The first event was on Sawyer Point in 2015
Posted: 7:00 AM, Aug 15, 2017
Updated: 2017-08-15 15:03:41Z
Urban Trials 2017 has been postponed for a year
Urban Trials 2017 has been postponed for a year
Urban Trials 2017 has been postponed for a year
Urban Trials 2017 has been postponed for a year

CINCINNATI -- Cincinnati has a plethora of options when it comes to finding the perfect 5K to participate in. There are races that help raise money for both local and national charities, 5Ks that support various associations, causes and groups, and, yes, even a race where you can dress up as a gorilla.

But people who were looking for something that's both physically challenging and mentally demanding signed up eagerly for the second Urban Trials to take place in Cincinnati next month.

However, despite the success of the first event in 2015, this year's event has officially been postponed.

Daryn Hillhouse, owner and founder of Urban Trials. (Photo courtesy of Urban Trials)

The owner and founder, Daryn Hillhouse, describes the Urban Trials as unique, saying there is nothing else quite like it in the world.

In the just-canceled event, participants would have overcome 15 obstacles along the Ohio River, including jumping off platforms and wrangling monkey bars, while working to solve competitive mental challenges.

For months, Hillhouse built up excitement around the second Urban Trials event. After hosting the first Urban Trials 5K in November of 2015 at Sawyer Point, he said he was inundated with positive feedback. There were even plans and dates set to host the event in nearby cities, such as Cleveland, Louisville, and Fort Wayne, Indiana.

Urban Trials' first and only event was held at Sawyer Point, along the Ohio River in Cincinnati, in November 2015. (Photo courtesy of Urban Trials)

So it was a surprise to many when Hillhouse announced that Urban Trials 2017 would be postponed until next year.

In an email to event registrants and in a post on the Urban Trials Event page on Facebook, he wrote that the decision came from both a business and personal standpoint.

Pointing out that Urban Trials is still considered a tiny startup, Hillhouse said that although the unique concept of a technology-powered obstacle fun-run had caught the eye of numerous sponsors, it would not be until next year that he and his team would be ready to re-launch the unique event.

However, he did say that he's working on a global partnership with a major cellphone manufacturer. Excited by the huge opportunity, Hillhouse wrote, the partnership would allow him to re-enter the market at a more competitive ticket price while expanding the event. He hopes to host Urban Trials not just in cities around the U.S., but also globally, into cities across Africa, Asia and Europe.

Hillhouse also wrote in the email that his decision comes from events taking place in his personal life, too.

Two years before Hillhouse launched Urban Trials in 2015, he moved to the United States from Cape Town, South Africa.

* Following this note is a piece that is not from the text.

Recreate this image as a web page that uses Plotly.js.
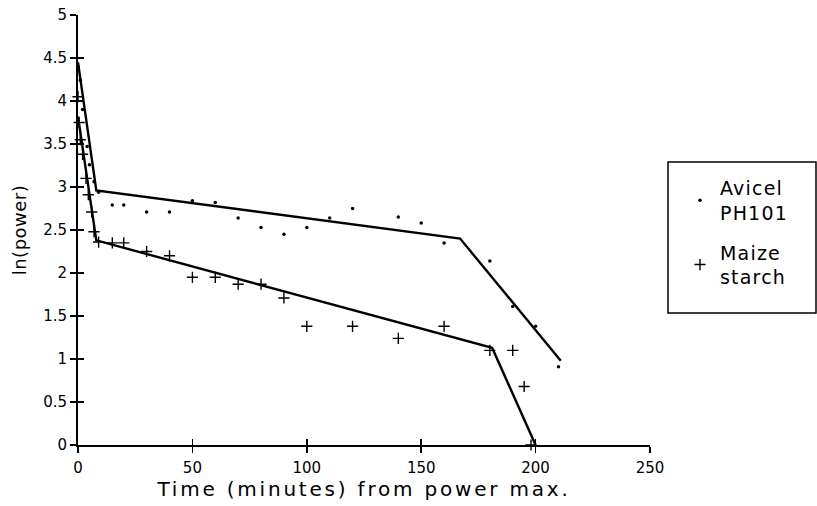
<!DOCTYPE html>
<html>
<head>
<meta charset="utf-8">
<script src="https://cdn.plot.ly/plotly-3.0.1.min.js"></script>
<style>
  html, body { margin: 0; padding: 0; background: #fff; }
  #chart { width: 817px; height: 506px; }
  .xtitle { letter-spacing: 2.8px; }
  .ytitle { letter-spacing: 0.5px; }
  .legendtext { letter-spacing: 1.2px; }
</style>
</head>
<body>
<div id="chart"></div>
<script>
// Avicel PH101 measurements (time in minutes from power max, ln(power))
const avicelTime = [0, 1, 2, 4, 5, 7, 9, 15, 20, 30, 40, 50, 60, 70, 80, 90, 100, 110, 120, 140, 150, 160, 180, 190, 200, 210];
const avicelLnPower = [4.4, 4.24, 3.9, 3.47, 3.26, 3.06, 2.94, 2.79, 2.79, 2.71, 2.71, 2.84, 2.82, 2.64, 2.53, 2.45, 2.53, 2.64, 2.75, 2.65, 2.58, 2.35, 2.14, 1.61, 1.38, 0.91];

// Maize starch measurements
const maizeTime = [0, 0.5, 1, 2, 3.5, 4.5, 6, 7, 9, 15, 20, 30, 40, 50, 60, 70, 80, 90, 100, 120, 140, 160, 180, 190, 195, 198];
const maizeLnPower = [4.05, 3.75, 3.55, 3.38, 3.1, 2.91, 2.71, 2.48, 2.36, 2.35, 2.35, 2.25, 2.2, 1.95, 1.95, 1.87, 1.87, 1.71, 1.38, 1.38, 1.24, 1.38, 1.1, 1.1, 0.68, 0];

// Piecewise linear fits
const avicelFitTime = [0, 8, 167, 211];
const avicelFitLnPower = [4.45, 2.96, 2.40, 0.98];
const maizeFitTime = [0, 8, 181, 200];
const maizeFitLnPower = [3.82, 2.38, 1.13, 0];

// Tick values
const xTickVals = [0, 50, 100, 150, 200, 250];
const yTickVals = [0, 0.5, 1, 1.5, 2, 2.5, 3, 3.5, 4, 4.5, 5];
const yTickText = ['0', '0.5', '1', '1.5', '2', '2.5', '3', '3.5', '4', '4.5', '5'];

const seriesNames = ['Avicel<br>PH101', 'Maize<br>starch'];

const FONT = 'DejaVu Sans, Liberation Sans, sans-serif';

const traces = [
  {
    x: avicelFitTime, y: avicelFitLnPower, mode: 'lines', type: 'scatter',
    line: {color: '#000', width: 2.4}, showlegend: false, cliponaxis: false, hoverinfo: 'skip'
  },
  {
    x: maizeFitTime, y: maizeFitLnPower, mode: 'lines', type: 'scatter',
    line: {color: '#000', width: 2.4}, showlegend: false, cliponaxis: false, hoverinfo: 'skip'
  },
  {
    x: avicelTime, y: avicelLnPower, mode: 'markers', type: 'scatter', name: seriesNames[0], legendgroup: 'a',
    marker: {symbol: 'circle', size: 3.5, color: '#000'}, cliponaxis: false
  },
  {
    x: maizeTime, y: maizeLnPower, mode: 'markers', type: 'scatter', name: seriesNames[1], legendgroup: 'b',
    marker: {symbol: 'cross-thin-open', size: 8, color: '#000', line: {color: '#000', width: 1.4}}, cliponaxis: false
  },
  {
    x: [], y: [], xaxis: 'x2', yaxis: 'y2', type: 'scatter', mode: 'markers', showlegend: false, hoverinfo: 'skip'
  }
];

const layout = {
  width: 817, height: 506,
  margin: {l: 78, r: 167, t: 15, b: 61, pad: 0},
  paper_bgcolor: '#fff', plot_bgcolor: '#fff',
  font: {family: FONT, color: '#000', size: 15},
  showlegend: true,
  xaxis: {
    range: [0, 250], tickvals: xTickVals, ticks: 'outside', ticklen: 6, tickwidth: 1.5, tickcolor: '#000',
    showline: true, linewidth: 2, linecolor: '#000', showgrid: false, zeroline: false,
    tickfont: {size: 15, family: FONT}, ticklabelstandoff: 2,
    title: {text: 'Time (minutes) from power max.', font: {size: 20, family: FONT}, standoff: 5}
  },
  yaxis: {
    range: [0, 5], tickvals: yTickVals, ticktext: yTickText, ticks: 'outside', ticklen: 6, tickwidth: 1.5, tickcolor: '#000',
    showline: true, linewidth: 2, linecolor: '#000', showgrid: false, zeroline: false,
    tickfont: {size: 15, family: FONT},
    title: {text: 'ln(power)', font: {size: 18, family: FONT}, standoff: 12}
  },
  xaxis2: {
    overlaying: 'x', anchor: 'y2', range: [0, 250], tickvals: xTickVals, ticks: 'inside', ticklen: 6, tickwidth: 1.5,
    tickcolor: '#000', showticklabels: false, showline: false, showgrid: false, zeroline: false
  },
  yaxis2: {
    overlaying: 'y', anchor: 'x2', side: 'left', range: [0, 5], tickvals: yTickVals, ticks: 'inside', ticklen: 6, tickwidth: 1.5,
    tickcolor: '#000', showticklabels: false, showline: false, showgrid: false, zeroline: false
  },
  shapes: [
    {type: 'rect', xref: 'paper', yref: 'paper', x0: 1.0315, x1: 1.2902, y0: 0.307, y1: 0.658,
     line: {color: '#000', width: 1.5}, fillcolor: 'rgba(0,0,0,0)', layer: 'below'}
  ],
  legend: {
    x: 1.0524, y: 0.642, xanchor: 'left', yanchor: 'top',
    borderwidth: 0, bgcolor: 'rgba(0,0,0,0)',
    font: {size: 19, family: FONT, color: '#000'},
    traceorder: 'grouped', tracegroupgap: 12, itemsizing: 'trace'
  }
};

Plotly.newPlot('chart', traces, layout, {staticPlot: true, displayModeBar: false});
</script>
</body>
</html>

He said his future in the U.S. now is dependent on fulfilling demanding visa requirements.

One of the obstacles in the first Urban Trials 5K in November 2015. (Photo provided by Urban Trials)

"I continue working extremely hard to meet to my obligations, including creating U.S. jobs, paying taxes etc.," he wrote. "But there are never any guarantees. So, it makes sense to rather be safe, and honest with everyone, in case things change unexpectedly."

Hillhouse shows a willingness to share updates, even tribulations, with fans on Urban Trials' Facebook page.

The second video posted on the page is of Househill showing how the concept of Urban Trials came to be, his experience as a former British Army officer and how he managed to produce the largest Road Rally in Africa.

Regardless of the decision to cancel this year's Urban Trials , Hillhouse seems confident that he's not going anywhere or "closing down." Instead, he said, he's reaching new heights in his career, but it's going to take some time to adjust.